▶ _Task statement_
Copy the material that follows word for word and omit its pictures.

▶ _Collected data_
==============================

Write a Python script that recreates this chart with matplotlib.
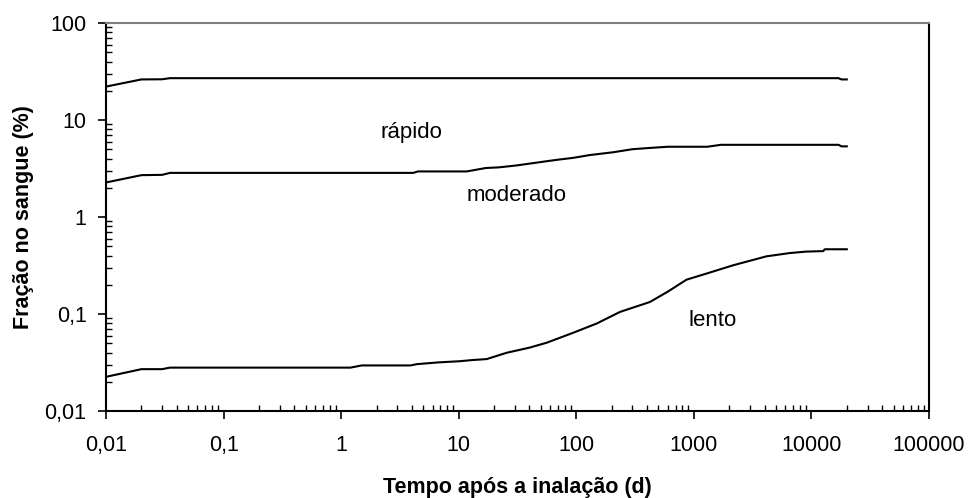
import matplotlib
matplotlib.use("Agg")
import matplotlib.pyplot as plt
from matplotlib.ticker import LogLocator, FuncFormatter, NullFormatter

plt.rcParams["font.family"] = ["Liberation Sans", "DejaVu Sans"]

# time after inhalation (d) and blood fraction (%) for each absorption type
rapido_t = [0.01, 0.02, 0.03, 0.035, 17000, 18000, 20000]
rapido = [22.1, 26.2, 26.3, 27.0, 27.0, 26.2, 26.2]

moderado_t = [0.01, 0.02, 0.03, 0.035, 4.1, 4.5, 11.7, 17, 22, 31, 40, 56, 70,
              94, 130, 206, 300, 420, 600, 1300, 1700, 17000, 18000, 20000]
moderado = [2.27, 2.7, 2.72, 2.85, 2.85, 2.95, 2.95, 3.2, 3.25, 3.4, 3.55, 3.76, 3.9,
            4.07, 4.35, 4.65, 5.0, 5.15, 5.3, 5.3, 5.55, 5.55, 5.35, 5.35]

lento_t = [0.01, 0.02, 0.03, 0.035, 1.2, 1.5, 3.9, 4.4, 6.7, 10.2, 13, 17.3, 25.5, 40,
           55.8, 94, 150, 235, 423, 600, 867, 1280, 2160, 4140, 6550, 9070, 12600,
           13000, 20000]
lento = [0.0225, 0.027, 0.027, 0.028, 0.028, 0.0295, 0.0295, 0.0304, 0.0317, 0.0326,
         0.0335, 0.0343, 0.0398, 0.045, 0.0505, 0.064, 0.08, 0.105, 0.133, 0.17, 0.226,
         0.261, 0.318, 0.393, 0.425, 0.44, 0.445, 0.465, 0.465]

x_ticks = [0.01, 0.1, 1, 10, 100, 1000, 10000, 100000]
y_ticks = [0.01, 0.1, 1, 10, 100]

labels = ["rápido", "moderado", "lento"]
label_pos = [(4.0, 7.4), (31, 1.67), (1450, 0.086)]


def fmt(v, _):
    if v < 1:
        return f"{v:g}".replace(".", ",")
    return f"{v:.0f}"


fig = plt.figure(figsize=(9.69, 4.98), dpi=100)
ax = fig.add_axes([0.1094, 0.1747, 0.8493, 0.7791])

for t, y in [(rapido_t, rapido), (moderado_t, moderado), (lento_t, lento)]:
    ax.plot(t, y, color="black", lw=1.5)

for name, (x, y) in zip(labels, label_pos):
    ax.text(x, y, name, fontsize=16, ha="center", va="center")

ax.set_xscale("log")
ax.set_yscale("log")
ax.set_xticks(x_ticks)
ax.set_yticks(y_ticks)
ax.set_xlim(0.01, 100000)
ax.set_ylim(0.01, 100)

for axis in (ax.xaxis, ax.yaxis):
    axis.set_minor_locator(LogLocator(base=10, subs=range(2, 10), numticks=20))
    axis.set_major_formatter(FuncFormatter(fmt))
    axis.set_minor_formatter(NullFormatter())

ax.tick_params(which="major", direction="out", length=6, width=1.2, labelsize=15.5)
ax.tick_params(axis="x", which="major", pad=11)
ax.tick_params(axis="y", which="major", pad=8)
ax.tick_params(which="minor", direction="in", length=4, width=1.0)

for side in ("left", "bottom", "right"):
    ax.spines[side].set_linewidth(1.5)
ax.spines["top"].set_color("#808080")
ax.spines["top"].set_linewidth(1.5)

ax.set_xlabel("Tempo após a inalação (d)", fontsize=15.5, fontweight="bold")
ax.set_ylabel("Fração no sangue (%)", fontsize=15.5, fontweight="bold")
ax.xaxis.set_label_coords(0.5, -0.17)
ax.yaxis.set_label_coords(-0.088, 0.5)

fig.savefig("out.png", dpi=100)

==============================

▶ _Answer in full_
Write a Python script that recreates this chart with matplotlib.
import matplotlib
matplotlib.use("Agg")
import matplotlib.pyplot as plt
from matplotlib.ticker import LogLocator, FuncFormatter, NullFormatter

plt.rcParams["font.family"] = ["Liberation Sans", "DejaVu Sans"]

# time after inhalation (d) and blood fraction (%) for each absorption type
rapido_t = [0.01, 0.02, 0.03, 0.035, 17000, 18000, 20000]
rapido = [22.1, 26.2, 26.3, 27.0, 27.0, 26.2, 26.2]

moderado_t = [0.01, 0.02, 0.03, 0.035, 4.1, 4.5, 11.7, 17, 22, 31, 40, 56, 70,
              94, 130, 206, 300, 420, 600, 1300, 1700, 17000, 18000, 20000]
moderado = [2.27, 2.7, 2.72, 2.85, 2.85, 2.95, 2.95, 3.2, 3.25, 3.4, 3.55, 3.76, 3.9,
            4.07, 4.35, 4.65, 5.0, 5.15, 5.3, 5.3, 5.55, 5.55, 5.35, 5.35]

lento_t = [0.01, 0.02, 0.03, 0.035, 1.2, 1.5, 3.9, 4.4, 6.7, 10.2, 13, 17.3, 25.5, 40,
           55.8, 94, 150, 235, 423, 600, 867, 1280, 2160, 4140, 6550, 9070, 12600,
           13000, 20000]
lento = [0.0225, 0.027, 0.027, 0.028, 0.028, 0.0295, 0.0295, 0.0304, 0.0317, 0.0326,
         0.0335, 0.0343, 0.0398, 0.045, 0.0505, 0.064, 0.08, 0.105, 0.133, 0.17, 0.226,
         0.261, 0.318, 0.393, 0.425, 0.44, 0.445, 0.465, 0.465]

x_ticks = [0.01, 0.1, 1, 10, 100, 1000, 10000, 100000]
y_ticks = [0.01, 0.1, 1, 10, 100]

labels = ["rápido", "moderado", "lento"]
label_pos = [(4.0, 7.4), (31, 1.67), (1450, 0.086)]


def fmt(v, _):
    if v < 1:
        return f"{v:g}".replace(".", ",")
    return f"{v:.0f}"


fig = plt.figure(figsize=(9.69, 4.98), dpi=100)
ax = fig.add_axes([0.1094, 0.1747, 0.8493, 0.7791])

for t, y in [(rapido_t, rapido), (moderado_t, moderado), (lento_t, lento)]:
    ax.plot(t, y, color="black", lw=1.5)

for name, (x, y) in zip(labels, label_pos):
    ax.text(x, y, name, fontsize=16, ha="center", va="center")

ax.set_xscale("log")
ax.set_yscale("log")
ax.set_xticks(x_ticks)
ax.set_yticks(y_ticks)
ax.set_xlim(0.01, 100000)
ax.set_ylim(0.01, 100)

for axis in (ax.xaxis, ax.yaxis):
    axis.set_minor_locator(LogLocator(base=10, subs=range(2, 10), numticks=20))
    axis.set_major_formatter(FuncFormatter(fmt))
    axis.set_minor_formatter(NullFormatter())

ax.tick_params(which="major", direction="out", length=6, width=1.2, labelsize=15.5)
ax.tick_params(axis="x", which="major", pad=11)
ax.tick_params(axis="y", which="major", pad=8)
ax.tick_params(which="minor", direction="in", length=4, width=1.0)

for side in ("left", "bottom", "right"):
    ax.spines[side].set_linewidth(1.5)
ax.spines["top"].set_color("#808080")
ax.spines["top"].set_linewidth(1.5)

ax.set_xlabel("Tempo após a inalação (d)", fontsize=15.5, fontweight="bold")
ax.set_ylabel("Fração no sangue (%)", fontsize=15.5, fontweight="bold")
ax.xaxis.set_label_coords(0.5, -0.17)
ax.yaxis.set_label_coords(-0.088, 0.5)

fig.savefig("out.png", dpi=100)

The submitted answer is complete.